Like Hidden, The White Ribbon is a complex and demanding whodunit without a straightforward resolution. After the premiere, Haneke told The Times: “I see my films as a ski jump. It’s up to the spectator to decide whether to take off.” Critics have interpreted the film as an investigation of the roots of German fascism, but Haneke said that he intended it to have a much wider resonance as a warning about how any absolute value system leads eventually to terrorism.
The second prize, known as the Grand Prix, went to A Prophet, a gripping French prison drama directed by Jacques Audiard, which was the best reviewed film of the festival overall.But most of the other awards came drenched in gore.
Charlotte Gainsbourg, the daughter of the French singer Serge Gainsbourg and the British actress Jane Birkin, won Best Actress for Antichrist, in which she tortures Willem Dafoe and mutilates her own genitals. Christoph Waltz, who plays a suave but vicious Nazi known as the Jew hunter in Quentin Tarantino’s Inglourious Basterds, was named Best Actor. He demonstrated a similar ability in languages as his character, making his acceptance speech in French, English and German.
The biggest shock of the night was the Best Director award, which went to the Filipino Brillante Mendoza for his grisly kidnap film Kinatay, one of the most reviled films in the competition. Apart from Gainsbourg, the only recognition for British talent was for Andrea Arnold’s Fish Tank, which jointly took the Jury Prize (effectively third place) with Thirst, a Korean vampire film.
Arnold, almost certainly the first former dancer on Top of the Pops to be honoured as a director in Cannes, said: “It’s a small film and this gives it a great start in life.” She won the Jury Prize for the second time, having taken it for her 2006 debut, Red Road.
The 2009 festival was one of the most eagerly awaited in years because of the number of major directors with new films, including Ken Loach, Jane Campion, Ang Lee, Lars Von Trier and Pedro Almodóvar.

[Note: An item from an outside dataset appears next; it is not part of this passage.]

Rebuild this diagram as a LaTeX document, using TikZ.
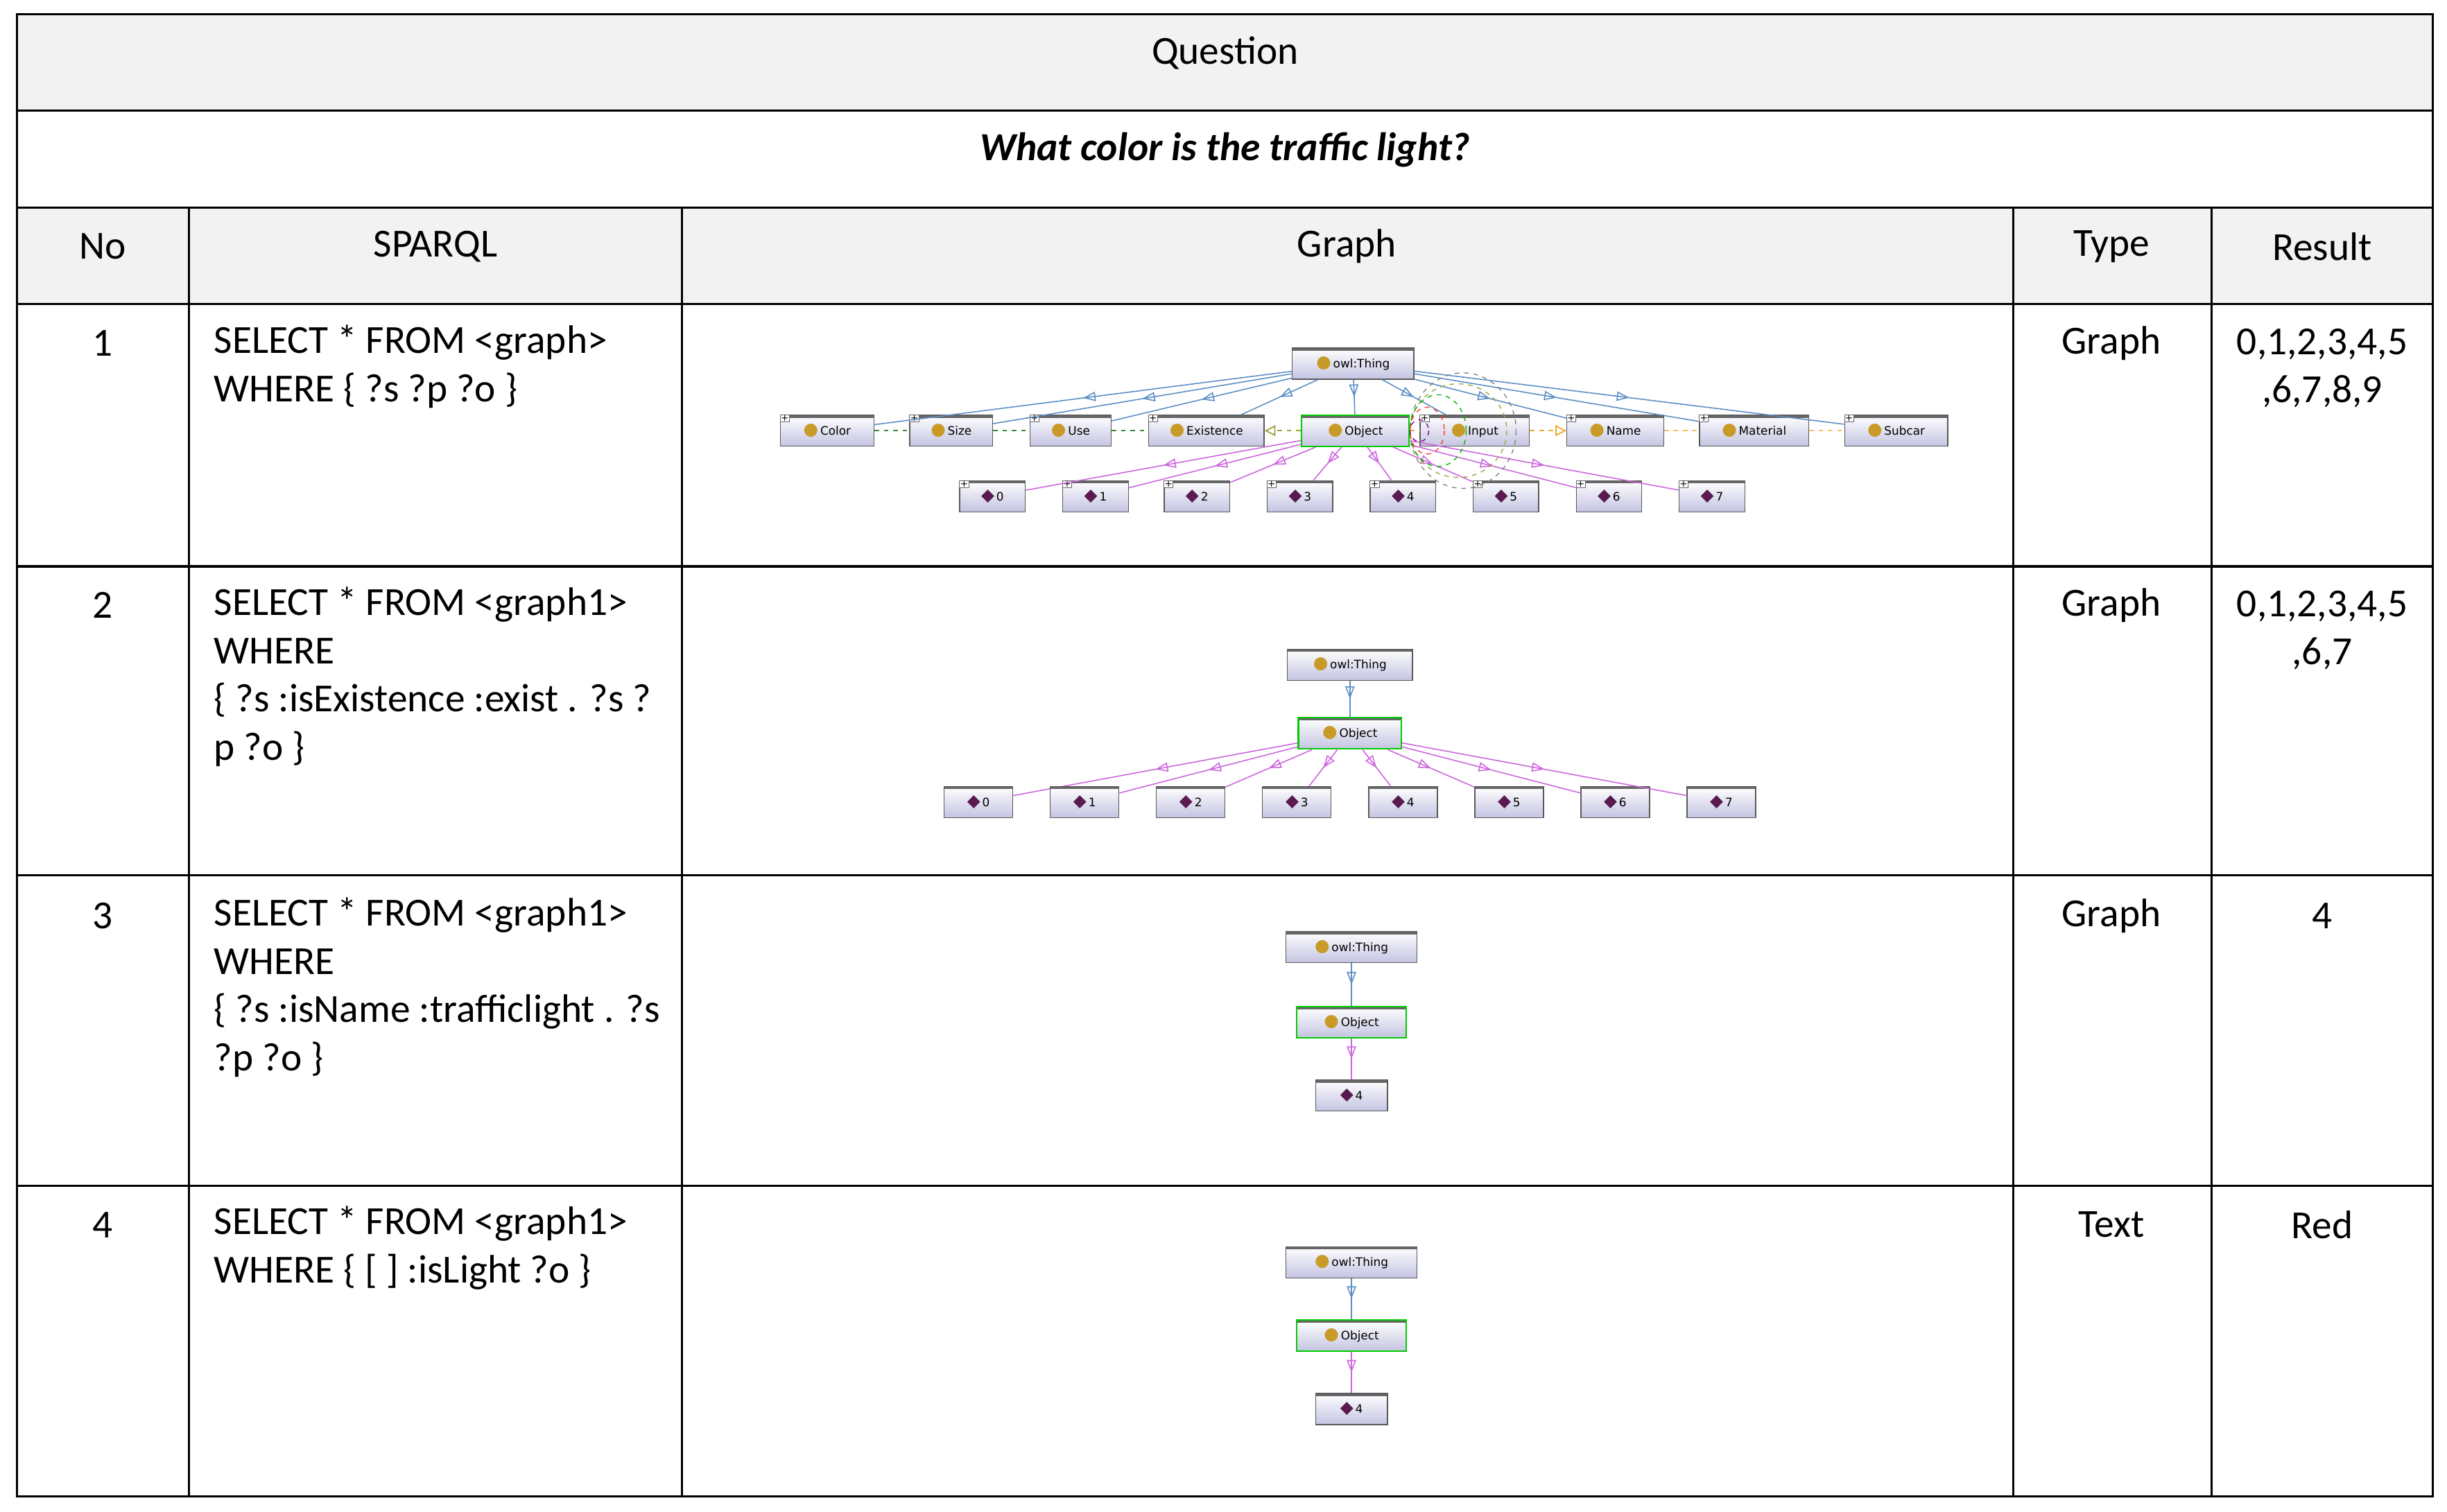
\documentclass[tikz,border=0pt]{standalone}
\usepackage{fontspec}
\setmainfont{Carlito}
\newfontfamily\nodefont{DejaVu Sans}
\usetikzlibrary{arrows.meta,decorations.markings}
\definecolor{hdr}{HTML}{F2F2F2}
\definecolor{lav}{HTML}{C4C4E2}
\definecolor{gold}{HTML}{C89A28}
\definecolor{dia}{HTML}{5A1A50}
\definecolor{bl}{HTML}{5B8EC4}
\definecolor{pk}{HTML}{CC66DD}
\definecolor{gr}{HTML}{3A8A3A}
\definecolor{org}{HTML}{F0A830}
\definecolor{olv}{HTML}{A0A040}
\tikzset{
  cls/.style={draw=black!65, line width=0.6pt, top color=white, bottom color=lav, minimum height=20, inner sep=1pt,
    font=\nodefont\fontsize{7.5}{8}\selectfont,
    path picture={\fill[black!60] (path picture bounding box.north west) rectangle ([yshift=-1.8pt]path picture bounding box.north east);}},
  sel/.style={draw=green!80!black, line width=1pt},
  plus/.style={label={[anchor=north west, draw=black!60, fill=white, inner sep=0.4pt, font=\nodefont\fontsize{6}{6}\selectfont]north west:+}},
  midarr/.style={postaction={decorate}, decoration={markings, mark=at position .5 with {\arrow{Triangle[open,length=8pt,width=6pt]}}}},
  be/.style={draw=bl, line width=0.7pt, midarr},
  pe/.style={draw=pk, line width=0.7pt, midarr},
  cell/.style={font=\fontsize{25.5}{31}\selectfont},
  sq/.style={cell, anchor=north west, align=left, inner sep=0pt},
  tl/.style={line width=1.4pt},
}
\newcommand{\ci}{{\fontsize{11}{8}\selectfont\textcolor{gold}{●}}\,}
\newcommand{\di}{{\fontsize{11}{8}\selectfont\textcolor{dia}{◆}}\,}
\begin{document}
\begin{tikzpicture}[x=1pt,y=-1pt]
\useasboundingbox (0,0) rectangle (1568,969);
\fill[hdr] (11,9) rectangle (1559,71);
\fill[hdr] (11,133) rectangle (1559,195);
\draw[tl] (11,9) rectangle (1559,959);
\foreach \y in {71,133,195,363,561,760} \draw[tl] (11,\y) -- (1559,\y);
\foreach \x in {121,437,1290,1417} \draw[tl] (\x,133) -- (\x,959);
\node[cell] (q) at (785,34) {Question};
\node[cell] (qq) at (785,96) {\bfseries\itshape What color is the traffic light?};
\node[cell] (hno) at (66,158) {No};
\node[cell] (hsp) at (279,158) {SPARQL};
\node[cell] (hgr) at (863,158) {Graph};
\node[cell] (hty) at (1353,158) {Type};
\node[cell] (hre) at (1488,158) {Result};
\foreach \n/\y in {1/220,2/388,3/587,4/785}{
  \node[cell] (no\n) at (66,\y) {\n};
}
\node[sq] (s1) at (137,208) {SELECT * FROM <graph>\\WHERE \{ ?s ?p ?o \}};
\node[sq] (s2) at (137,376) {SELECT * FROM <graph1>\\WHERE\\\{ ?s :isExistence :exist . ?s ?\\p ?o \}};
\node[sq] (s3) at (137,575) {SELECT * FROM <graph1>\\WHERE\\\{ ?s :isName :trafficlight . ?s\\?p ?o \}};
\node[sq] (s4) at (137,773) {SELECT * FROM <graph1>\\WHERE \{ [ ] :isLight ?o \}};
\node[cell] (t1) at (1353,220) {Graph};
\node[cell] (t2) at (1353,388) {Graph};
\node[cell] (t3) at (1353,587) {Graph};
\node[cell] (t4) at (1353,785) {Text};
\node[cell, align=center, anchor=north] (r1) at (1488,207) {0,1,2,3,4,5\\,6,7,8,9};
\node[cell, align=center, anchor=north] (r2) at (1488,375) {0,1,2,3,4,5\\,6,7};
\node[cell] (r3) at (1488,587) {4};
\node[cell] (r4) at (1488,785) {Red};

% ---------- Row 1 graph ----------
\node[cls, minimum width=78] (aT) at (867,233) {\ci owl:Thing};
\node[cls, plus, minimum width=60] (aColor) at (530,276) {\ci Color};
\node[cls, plus, minimum width=53] (aSize) at (609.5,276) {\ci Size};
\node[cls, plus, minimum width=52] (aUse) at (686,276) {\ci Use};
\node[cls, plus, minimum width=74] (aEx) at (773,276) {\ci Existence};
\node[cls, sel, minimum width=69] (aObj) at (868.5,276) {\ci Object};
\node[cls, plus, minimum width=70] (aIn) at (945,276) {\ci Input};
\node[cls, plus, minimum width=62] (aName) at (1035,276) {\ci Name};
\node[cls, plus, minimum width=70] (aMat) at (1124,276) {\ci Material};
\node[cls, plus, minimum width=66] (aSub) at (1215,276) {\ci Subcar};
\foreach \i/\x in {0/636,1/702,2/767,3/833,4/899,5/965,6/1031,7/1097}{
  \node[cls, plus, minimum width=42] (aL\i) at (\x,318) {\di\i};
}
\foreach \c in {aColor,aSize,aUse,aEx,aObj,aIn,aName,aMat,aSub} \draw[be] (aT) -- (\c);
\foreach \i in {0,...,7} \draw[pe] (aObj) -- (aL\i);
\draw[gr, dashed, line width=0.8pt] (aColor) -- (aSize);
\draw[gr, dashed, line width=0.8pt] (aSize) -- (aUse);
\draw[gr, dashed, line width=0.8pt] (aUse) -- (aEx);
\draw[olv, dashed, line width=0.8pt, -{Triangle[open,length=7pt,width=7pt]}] (aObj) -- (aEx);
\draw[org, dashed, line width=0.8pt] (aObj) -- (aIn);
\draw[org, dashed, line width=0.8pt, -{Triangle[open,length=7pt,width=7pt]}] (aIn) -- (aName);
\draw[org!70, dashed, line width=0.8pt] (aName) -- (aMat);
\draw[org!70, dashed, line width=0.8pt] (aMat) -- (aSub);
\coordinate (loop) at (aObj.east);
\draw[gray, dashed, line width=0.6pt] ([xshift=34pt]loop) ellipse [x radius=34, y radius=37];
\draw[olv, dashed, line width=0.6pt] ([xshift=31pt]loop) ellipse [x radius=31, y radius=30];
\draw[green!70!black, dashed, line width=0.6pt] ([xshift=18pt]loop) ellipse [x radius=18, y radius=23];
\draw[red!80, dashed, line width=0.6pt] ([xshift=11pt]loop) ellipse [x radius=11, y radius=15];
\draw[violet, dashed, line width=0.6pt] ([xshift=6pt]loop) ellipse [x radius=6, y radius=7];

% ---------- Row 2 graph ----------
\node[cls, minimum width=80] (bT) at (865,426) {\ci owl:Thing};
\node[cls, sel, minimum width=66] (bObj) at (865,470) {\ci Object};
\foreach \i/\x in {0/627,1/695,2/763,3/831,4/899,5/967,6/1035,7/1103}{
  \node[cls, minimum width=44] (bL\i) at (\x,514) {\di\i};
  \draw[pe] (bObj) -- (bL\i);
}
\draw[be] (bT) -- (bObj);

% ---------- Row 3 graph ----------
\node[cls, minimum width=84] (cT) at (866,607) {\ci owl:Thing};
\node[cls, sel, minimum width=70] (cObj) at (866,655) {\ci Object};
\node[cls, minimum width=46] (cL) at (866,702) {\di 4};
\draw[be] (cT) -- (cObj);
\draw[pe] (cObj) -- (cL);

% ---------- Row 4 graph ----------
\node[cls, minimum width=84] (dT) at (866,809) {\ci owl:Thing};
\node[cls, sel, minimum width=70] (dObj) at (866,856) {\ci Object};
\node[cls, minimum width=46] (dL) at (866,903) {\di 4};
\draw[be] (dT) -- (dObj);
\draw[pe] (dObj) -- (dL);
\end{tikzpicture}
\end{document}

Variety, the film industry’s trade newspaper, billed it as a “heavyweight auteur smackdown”. Although several individual films disappointed — notably Lee’s easygoing but bland Taking Woodstock and Gaspar Noé’s messy and very long Enter The Void — the overall quality was high.
There was a starry Hollywood event — the premiere of Tarantino’s Inglourious Basterds with Brad Pitt — and one of the most shocking films ever screened in Cannes — Antichrist. Both sharply divided the critics.
However, until the moment that this year’s jury president, the actress Isabelle Huppert, announced “with a certain emotion” that the Palme d’Or would go to a director she had worked with twice herself, the result was in doubt. There were tears in her eyes as she hugged Haneke on stage.
This morning the Croisette, the beachfront strip where the festival takes place, has relinquished its temporary status as showbusiness capital of the world. Even at its busiest on the first weekend, the festival covers a surprisingly small area. J.G. Ballard described in his novel Super-Cannes how “the film festival measured a mile in length, from the Martinez (the smartest hotel on the beach) to the Vieux Port, where sales executives tucked into their platters of fruits de mer, but was only fifty yards deep . . . for a fortnight the Croisette and its grand hotels willingly became a façade, the largest stage set in the world”.
Exhausted film fans, industry professionals and journalists have been streaming out of Cannes all weekend. With the last of the stragglers heading home today, the streets once again belong to leathery old ladies with sunglasses and tiny dogs for another year.